◆ STORED DATA:
——

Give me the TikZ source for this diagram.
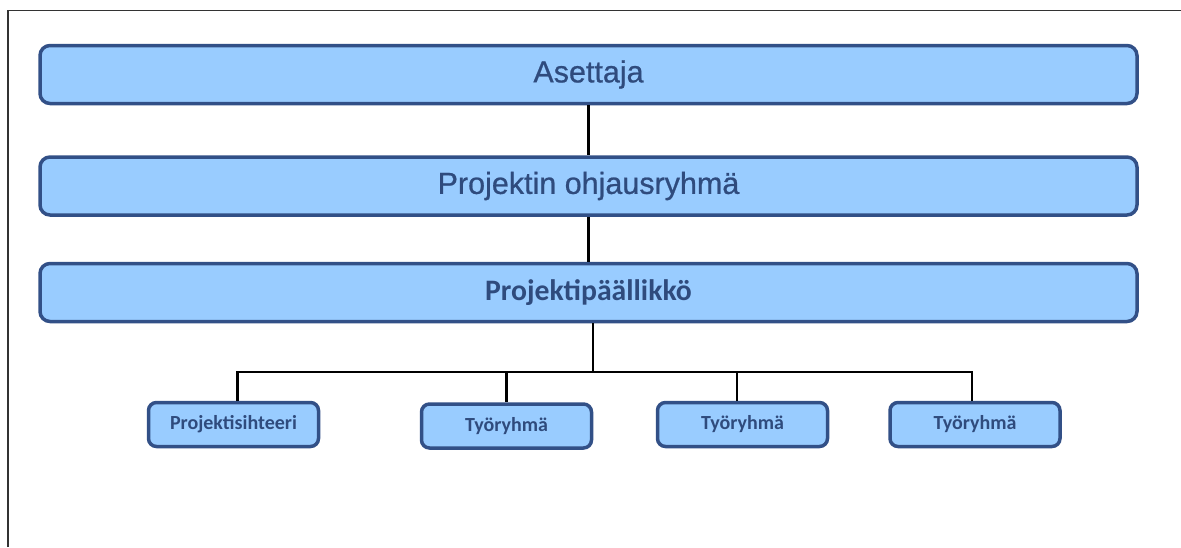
\documentclass[tikz,border=0pt]{standalone}
\usepackage{fontspec}
\newfontfamily\arialf{Liberation Sans}[FakeBold=0.7]
\newfontfamily\calib{Carlito}
\definecolor{boxfill}{HTML}{99CCFF}
\definecolor{boxline}{RGB}{50,80,135}
\definecolor{boxtext}{RGB}{47,75,125}
\begin{document}
\begin{tikzpicture}[x=1pt,y=-1pt,
  bigbox/.style={draw=boxline, fill=boxfill, line width=3.5pt, rounded corners=10pt,
    minimum width=1097pt, minimum height=58pt, inner sep=0pt, text=boxtext},
  smallbox/.style={draw=boxline, fill=boxfill, line width=3.5pt, rounded corners=8pt,
    minimum width=170pt, minimum height=44pt, inner sep=0pt, text=boxtext,
    font=\calib\bfseries\fontsize{20}{24}\selectfont},
  conn/.style={line width=2.5pt, black}]
\useasboundingbox (0,0) rectangle (1181,547);
\draw[line width=1.5pt, black!80] (8,547) -- (8,10.5) -- (1181,10.5);

\node[bigbox, font=\arialf\fontsize{30.5}{36}\selectfont] (as) at (588.5,74.5) {\raisebox{-2pt}{Asettaja}};
\node[bigbox, font=\arialf\fontsize{30.5}{36}\selectfont] (oh) at (588.5,186) {Projektin ohjausryhmä};
\node[bigbox, font=\calib\bfseries\fontsize{29.7}{36}\selectfont] (pm) at (588.5,292.5) {Projektipäällikkö};

\node[smallbox] (ps) at (233.5,424.5) {Projektisihteeri};
\node[smallbox] (t1) at (506.5,426) {Työryhmä};
\node[smallbox] (t2) at (742.5,424.5) {Työryhmä};
\node[smallbox] (t3) at (975,424.5) {Työryhmä};

\coordinate (bus) at (593,372);
\draw[conn] (as.south) -- (oh.north);
\draw[conn] (oh.south) -- (pm.north);
\draw[conn] (pm.south -| bus) -- (bus);
\draw[conn] (bus) -| ([xshift=4pt]ps.north);
\draw[conn] (bus) -| ([xshift=-3pt]t3.north);
\draw[conn] (bus) -| (t1.north);
\draw[conn] (bus) -| ([xshift=-5.5pt]t2.north);
\end{tikzpicture}
\end{document}
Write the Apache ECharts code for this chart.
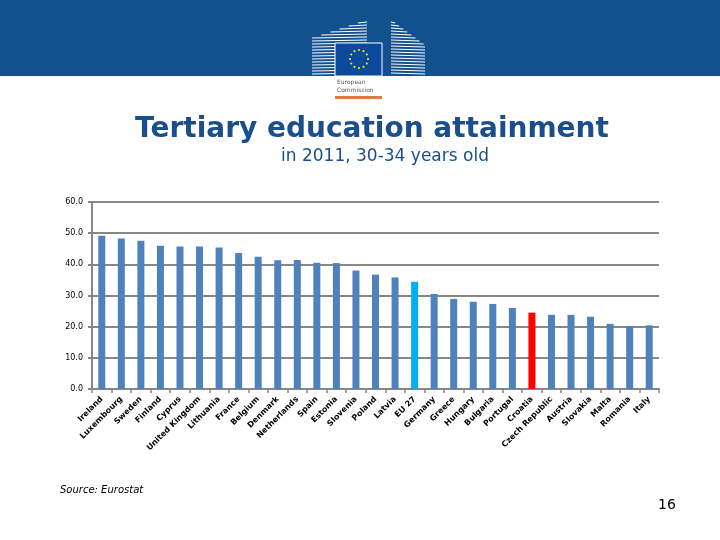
<!DOCTYPE html>
<html>
<head>
<meta charset="utf-8">
<script src="https://cdn.jsdelivr.net/npm/echarts@6/dist/echarts.min.js"></script>
<style>
html,body{margin:0;padding:0;background:#fff;}
#main{width:720px;height:540px;}
</style>
</head>
<body>
<div id="main"></div>
<script>
const categories = ['Ireland','Luxembourg','Sweden','Finland','Cyprus','United Kingdom','Lithuania','France','Belgium','Denmark','Netherlands','Spain','Estonia','Slovenia','Poland','Latvia','EU 27','Germany','Greece','Hungary','Bulgaria','Portugal','Croatia','Czech Republic','Austria','Slovakia','Malta','Romania','Italy'];
const values = [49.2,48.3,47.6,46.0,45.7,45.7,45.4,43.6,42.4,41.3,41.4,40.5,40.4,38.0,36.7,35.8,34.4,30.5,28.9,28.0,27.3,26.0,24.5,23.8,23.8,23.2,20.9,20.1,20.4];
const yTicks = [0,10,20,30,40,50,60];
const titleText = 'Tertiary education attainment';
const subtitleText = 'in 2011, 30-34 years old';
const sourceText = 'Source: Eurostat';
const pageNumber = '16';

const highlight = {'EU 27':'#00b0f0','Croatia':'#ff0000'};
const baseColor = '#4f81bd';

const chart = echarts.init(document.getElementById('main'), null, {renderer:'canvas'});

// decorative logo lines
const logo = [];
for (let y = 20; y <= 75; y += 3) {
  const xl = Math.max(312, 367 - (y - 20) * 3.05);
  if (xl < 367) logo.push({type:'line', shape:{x1:xl,y1:y,x2:367,y2:y-1}, style:{stroke:'#ffffff',lineWidth:1.2}, silent:true});
  const xr = Math.min(425, 391 + (y - 20) * 1.36);
  if (xr > 391) logo.push({type:'line', shape:{x1:391,y1:y-1,x2:xr,y2:y}, style:{stroke:'#ffffff',lineWidth:1.2}, silent:true});
}
const stars = [];
for (let k = 0; k < 12; k++) {
  const a = k * Math.PI / 6;
  stars.push({type:'circle', shape:{cx:359 + 9*Math.cos(a), cy:59 + 9*Math.sin(a), r:1.1}, style:{fill:'#ffe600'}, silent:true});
}

const option = {
  backgroundColor:'#ffffff',
  animation:false,
  grid:{left:92, right:61, top:202, bottom:151, containLabel:false},
  xAxis:{
    type:'category',
    data:categories,
    boundaryGap:true,
    axisLine:{show:true, lineStyle:{color:'#878787', width:2}},
    axisTick:{show:true, alignWithLabel:false, length:4, lineStyle:{color:'#878787', width:1.5}},
    axisLabel:{interval:0, rotate:45, fontFamily:'DejaVu Sans', fontSize:8, fontWeight:'bold', color:'#000', margin:9}
  },
  yAxis:{
    type:'value',
    min:0, max:60, interval:10,
    axisLine:{show:true, lineStyle:{color:'#878787', width:2}},
    axisTick:{show:true, length:4, lineStyle:{color:'#878787', width:2}},
    splitLine:{show:true, lineStyle:{color:'#878787', width:2}},
    axisLabel:{fontFamily:'DejaVu Sans', fontSize:8, color:'#000', margin:9,
      formatter:function(v){ return yTicks.indexOf(v) >= 0 ? v.toFixed(1) : ''; }}
  },
  series:[{
    type:'bar',
    data:values,
    barWidth:7,
    itemStyle:{color:function(p){ return highlight[categories[p.dataIndex]] || baseColor; }}
  }],
  graphic:[
    {type:'rect', shape:{x:0,y:0,width:720,height:76}, style:{fill:'#12508e'}, silent:true, z:-1},
    ...logo,
    {type:'rect', shape:{x:335,y:43,width:47,height:33}, style:{fill:'#0b4a9a', stroke:'#ffffff', lineWidth:1}, silent:true},
    ...stars,
    {type:'text', left:337, top:79, style:{text:'European', fontSize:6, fill:'#555', fontFamily:'DejaVu Sans'}, silent:true},
    {type:'text', left:337, top:87, style:{text:'Commission', fontSize:6, fill:'#555', fontFamily:'DejaVu Sans'}, silent:true},
    {type:'rect', shape:{x:335,y:96,width:47,height:3}, style:{fill:'#e07b39'}, silent:true},
    {type:'text', x:372, y:130, style:{text:titleText, fontSize:28, fontWeight:'bold', fontFamily:'DejaVu Sans', fill:'#1a4f8b', align:'center', verticalAlign:'middle'}, silent:true},
    {type:'text', x:385, y:157, style:{text:subtitleText, fontSize:17, fontFamily:'DejaVu Sans', fill:'#1a4f8b', align:'center', verticalAlign:'middle'}, silent:true},
    {type:'text', x:60, y:490, style:{text:sourceText, fontSize:10, fontStyle:'italic', fontFamily:'DejaVu Sans', fill:'#000', align:'left', verticalAlign:'middle'}, silent:true},
    {type:'text', x:667, y:505, style:{text:pageNumber, fontSize:14, fontFamily:'DejaVu Sans', fill:'#000', align:'center', verticalAlign:'middle'}, silent:true}
  ]
};
chart.setOption(option);
</script>
</body>
</html>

——

Quote the records in full and exactly; skip any image.

Give me the TikZ source for this diagram.
\documentclass[tikz,border=0pt]{standalone}
\usepackage{fontspec}
\newfontfamily\arialf{Liberation Sans}[FakeBold=0.7]
\newfontfamily\calib{Carlito}
\definecolor{boxfill}{HTML}{99CCFF}
\definecolor{boxline}{RGB}{50,80,135}
\definecolor{boxtext}{RGB}{47,75,125}
\begin{document}
\begin{tikzpicture}[x=1pt,y=-1pt,
  bigbox/.style={draw=boxline, fill=boxfill, line width=3.5pt, rounded corners=10pt,
    minimum width=1097pt, minimum height=58pt, inner sep=0pt, text=boxtext},
  smallbox/.style={draw=boxline, fill=boxfill, line width=3.5pt, rounded corners=8pt,
    minimum width=170pt, minimum height=44pt, inner sep=0pt, text=boxtext,
    font=\calib\bfseries\fontsize{20}{24}\selectfont},
  conn/.style={line width=2.5pt, black}]
\useasboundingbox (0,0) rectangle (1181,547);
\draw[line width=1.5pt, black!80] (8,547) -- (8,10.5) -- (1181,10.5);

\node[bigbox, font=\arialf\fontsize{30.5}{36}\selectfont] (as) at (588.5,74.5) {\raisebox{-2pt}{Asettaja}};
\node[bigbox, font=\arialf\fontsize{30.5}{36}\selectfont] (oh) at (588.5,186) {Projektin ohjausryhmä};
\node[bigbox, font=\calib\bfseries\fontsize{29.7}{36}\selectfont] (pm) at (588.5,292.5) {Projektipäällikkö};

\node[smallbox] (ps) at (233.5,424.5) {Projektisihteeri};
\node[smallbox] (t1) at (506.5,426) {Työryhmä};
\node[smallbox] (t2) at (742.5,424.5) {Työryhmä};
\node[smallbox] (t3) at (975,424.5) {Työryhmä};

\coordinate (bus) at (593,372);
\draw[conn] (as.south) -- (oh.north);
\draw[conn] (oh.south) -- (pm.north);
\draw[conn] (pm.south -| bus) -- (bus);
\draw[conn] (bus) -| ([xshift=4pt]ps.north);
\draw[conn] (bus) -| ([xshift=-3pt]t3.north);
\draw[conn] (bus) -| (t1.north);
\draw[conn] (bus) -| ([xshift=-5.5pt]t2.north);
\end{tikzpicture}
\end{document}
Write the Apache ECharts code for this chart.
<!DOCTYPE html>
<html>
<head>
<meta charset="utf-8">
<script src="https://cdn.jsdelivr.net/npm/echarts@6/dist/echarts.min.js"></script>
<style>
html,body{margin:0;padding:0;background:#fff;}
#main{width:720px;height:540px;}
</style>
</head>
<body>
<div id="main"></div>
<script>
const categories = ['Ireland','Luxembourg','Sweden','Finland','Cyprus','United Kingdom','Lithuania','France','Belgium','Denmark','Netherlands','Spain','Estonia','Slovenia','Poland','Latvia','EU 27','Germany','Greece','Hungary','Bulgaria','Portugal','Croatia','Czech Republic','Austria','Slovakia','Malta','Romania','Italy'];
const values = [49.2,48.3,47.6,46.0,45.7,45.7,45.4,43.6,42.4,41.3,41.4,40.5,40.4,38.0,36.7,35.8,34.4,30.5,28.9,28.0,27.3,26.0,24.5,23.8,23.8,23.2,20.9,20.1,20.4];
const yTicks = [0,10,20,30,40,50,60];
const titleText = 'Tertiary education attainment';
const subtitleText = 'in 2011, 30-34 years old';
const sourceText = 'Source: Eurostat';
const pageNumber = '16';

const highlight = {'EU 27':'#00b0f0','Croatia':'#ff0000'};
const baseColor = '#4f81bd';

const chart = echarts.init(document.getElementById('main'), null, {renderer:'canvas'});

// decorative logo lines
const logo = [];
for (let y = 20; y <= 75; y += 3) {
  const xl = Math.max(312, 367 - (y - 20) * 3.05);
  if (xl < 367) logo.push({type:'line', shape:{x1:xl,y1:y,x2:367,y2:y-1}, style:{stroke:'#ffffff',lineWidth:1.2}, silent:true});
  const xr = Math.min(425, 391 + (y - 20) * 1.36);
  if (xr > 391) logo.push({type:'line', shape:{x1:391,y1:y-1,x2:xr,y2:y}, style:{stroke:'#ffffff',lineWidth:1.2}, silent:true});
}
const stars = [];
for (let k = 0; k < 12; k++) {
  const a = k * Math.PI / 6;
  stars.push({type:'circle', shape:{cx:359 + 9*Math.cos(a), cy:59 + 9*Math.sin(a), r:1.1}, style:{fill:'#ffe600'}, silent:true});
}

const option = {
  backgroundColor:'#ffffff',
  animation:false,
  grid:{left:92, right:61, top:202, bottom:151, containLabel:false},
  xAxis:{
    type:'category',
    data:categories,
    boundaryGap:true,
    axisLine:{show:true, lineStyle:{color:'#878787', width:2}},
    axisTick:{show:true, alignWithLabel:false, length:4, lineStyle:{color:'#878787', width:1.5}},
    axisLabel:{interval:0, rotate:45, fontFamily:'DejaVu Sans', fontSize:8, fontWeight:'bold', color:'#000', margin:9}
  },
  yAxis:{
    type:'value',
    min:0, max:60, interval:10,
    axisLine:{show:true, lineStyle:{color:'#878787', width:2}},
    axisTick:{show:true, length:4, lineStyle:{color:'#878787', width:2}},
    splitLine:{show:true, lineStyle:{color:'#878787', width:2}},
    axisLabel:{fontFamily:'DejaVu Sans', fontSize:8, color:'#000', margin:9,
      formatter:function(v){ return yTicks.indexOf(v) >= 0 ? v.toFixed(1) : ''; }}
  },
  series:[{
    type:'bar',
    data:values,
    barWidth:7,
    itemStyle:{color:function(p){ return highlight[categories[p.dataIndex]] || baseColor; }}
  }],
  graphic:[
    {type:'rect', shape:{x:0,y:0,width:720,height:76}, style:{fill:'#12508e'}, silent:true, z:-1},
    ...logo,
    {type:'rect', shape:{x:335,y:43,width:47,height:33}, style:{fill:'#0b4a9a', stroke:'#ffffff', lineWidth:1}, silent:true},
    ...stars,
    {type:'text', left:337, top:79, style:{text:'European', fontSize:6, fill:'#555', fontFamily:'DejaVu Sans'}, silent:true},
    {type:'text', left:337, top:87, style:{text:'Commission', fontSize:6, fill:'#555', fontFamily:'DejaVu Sans'}, silent:true},
    {type:'rect', shape:{x:335,y:96,width:47,height:3}, style:{fill:'#e07b39'}, silent:true},
    {type:'text', x:372, y:130, style:{text:titleText, fontSize:28, fontWeight:'bold', fontFamily:'DejaVu Sans', fill:'#1a4f8b', align:'center', verticalAlign:'middle'}, silent:true},
    {type:'text', x:385, y:157, style:{text:subtitleText, fontSize:17, fontFamily:'DejaVu Sans', fill:'#1a4f8b', align:'center', verticalAlign:'middle'}, silent:true},
    {type:'text', x:60, y:490, style:{text:sourceText, fontSize:10, fontStyle:'italic', fontFamily:'DejaVu Sans', fill:'#000', align:'left', verticalAlign:'middle'}, silent:true},
    {type:'text', x:667, y:505, style:{text:pageNumber, fontSize:14, fontFamily:'DejaVu Sans', fill:'#000', align:'center', verticalAlign:'middle'}, silent:true}
  ]
};
chart.setOption(option);
</script>
</body>
</html>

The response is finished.